The constant drum of the rain pulled me out of a dream about baby E. walking and talking in full sentences; clearly, his turning eight months old had played on my mind the day before.
I looked down at baby E., sighed a breathe of relief that it was only a dream. He was still little. He quickly repositioned and drifted back to sleep as just a tiny bit of daybreak wrestled to escape the gray rain clouds and then struggled to peak in through the blinds.
In that moment, as I lie in bed next to my now-eight-month-old baby, I noticed the walls were half lit and half submerged in shadows. I glanced back at my little one, noticing his in betweenness.

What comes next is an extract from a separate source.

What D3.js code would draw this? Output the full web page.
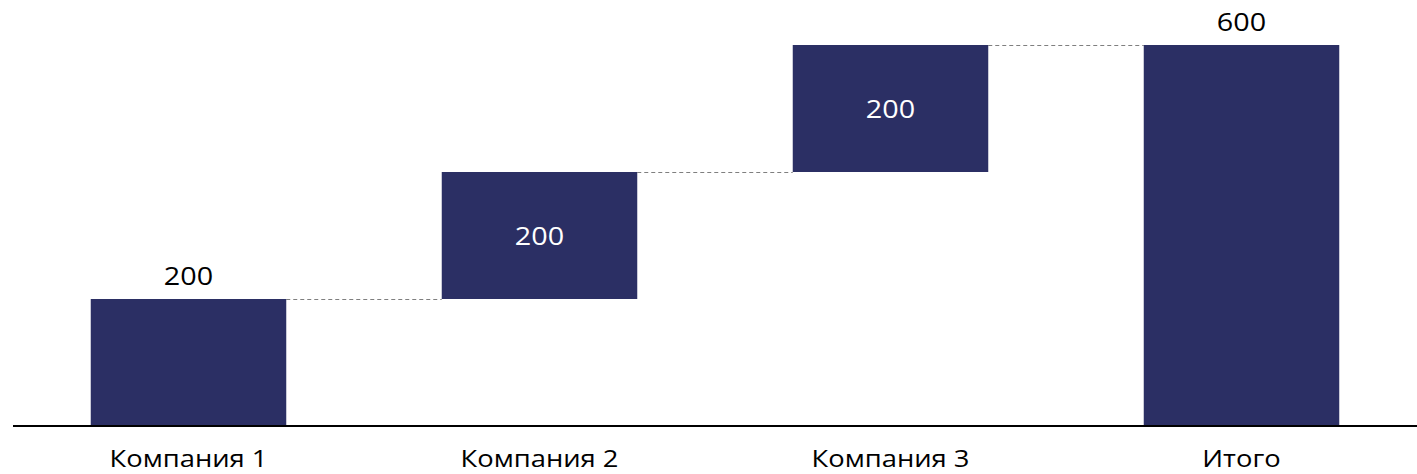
<!DOCTYPE html>
<html><head><meta charset="utf-8">
<script src="https://cdn.jsdelivr.net/npm/d3@7"></script>
<style>html,body{margin:0;padding:0;background:#fff;}</style>
</head><body>
<svg id="chart" width="1417" height="474"></svg>
<script>
const categories = ["Компания 1", "Компания 2", "Компания 3", "Итого"];
const values = [200, 200, 200, 600];
const isTotal = [false, false, false, true];

const svg = d3.select("#chart");
const font = "'Open Sans', sans-serif";
const color = "#2b2f64";

const x = d3.scaleBand().domain(categories).range([13, 1417]).paddingInner(0.443).paddingOuter(0.2215);
const y = d3.scaleLinear().domain([0, 600]).range([426, 45]);

let cum = 0;
const bars = categories.map((c, i) => {
  let start, end;
  if (isTotal[i]) { start = 0; end = values[i]; cum = values[i]; }
  else { start = cum; end = cum + values[i]; cum = end; }
  return {c, start, end, v: values[i], first: i === 0, total: isTotal[i]};
});

// connectors
for (let i = 0; i < bars.length - 1; i++) {
  const yy = Math.round(y(bars[i].end)) + 0.5;
  svg.append("line")
    .attr("x1", x(bars[i].c) + x.bandwidth()).attr("x2", x(bars[i+1].c))
    .attr("y1", yy).attr("y2", yy)
    .attr("stroke", "#7f7f7f").attr("stroke-width", 1).attr("stroke-dasharray", "4,3");
}

svg.selectAll("rect.bar").data(bars).join("rect").attr("class", "bar")
  .attr("x", d => x(d.c)).attr("width", x.bandwidth())
  .attr("y", d => y(d.end)).attr("height", d => y(d.start) - y(d.end))
  .attr("fill", color);

// value labels
svg.selectAll("text.val").data(bars).join("text").attr("class", "val")
  .attr("transform", d => {
    const cx = x(d.c) + x.bandwidth() / 2;
    const cy = (d.first || d.total) ? y(d.end) - 14 : (y(d.start) + y(d.end)) / 2 + 9;
    return `translate(${cx},${cy}) scale(1.15,1)`;
  })
  .attr("text-anchor", "middle")
  .attr("font-family", font).attr("font-size", 25)
  .attr("fill", d => (d.first || d.total) ? "#000" : "#fff")
  .text(d => d.v);

// axis
const ax = svg.append("g").attr("transform", `translate(0,${y(0)})`)
  .call(d3.axisBottom(x).tickSize(0).tickPadding(0));
ax.select(".domain").attr("stroke", "#000").attr("stroke-width", 2).attr("d", "M13,0H1417");
ax.selectAll(".tick text")
  .attr("y", 0).attr("dy", 0)
  .attr("transform", "translate(0,41) scale(1.14,1)")
  .attr("font-family", font).attr("font-size", 24).attr("fill", "#000");
</script>
</body></html>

Still small, snuggled against my body, searching for warmth, comfort, love, but simultaneously struggling to break out from behind the cloud of baby and peak into a new world of movement and language and independence.
From the time we're tiny until even now, in my 27th year, we're always in state of limbo, a constant stream of movement; we're always in between the dusk of the pre-dawn light and the shadows of night, edging our way close to the light.
But I think, when we're little, it's the only time someone else is praying for us to linger in the stillness of shadows just a little bit longer, snuggle under the covers for just a few more minutes, before we break through the clouds and spill into full-fledged sunlight.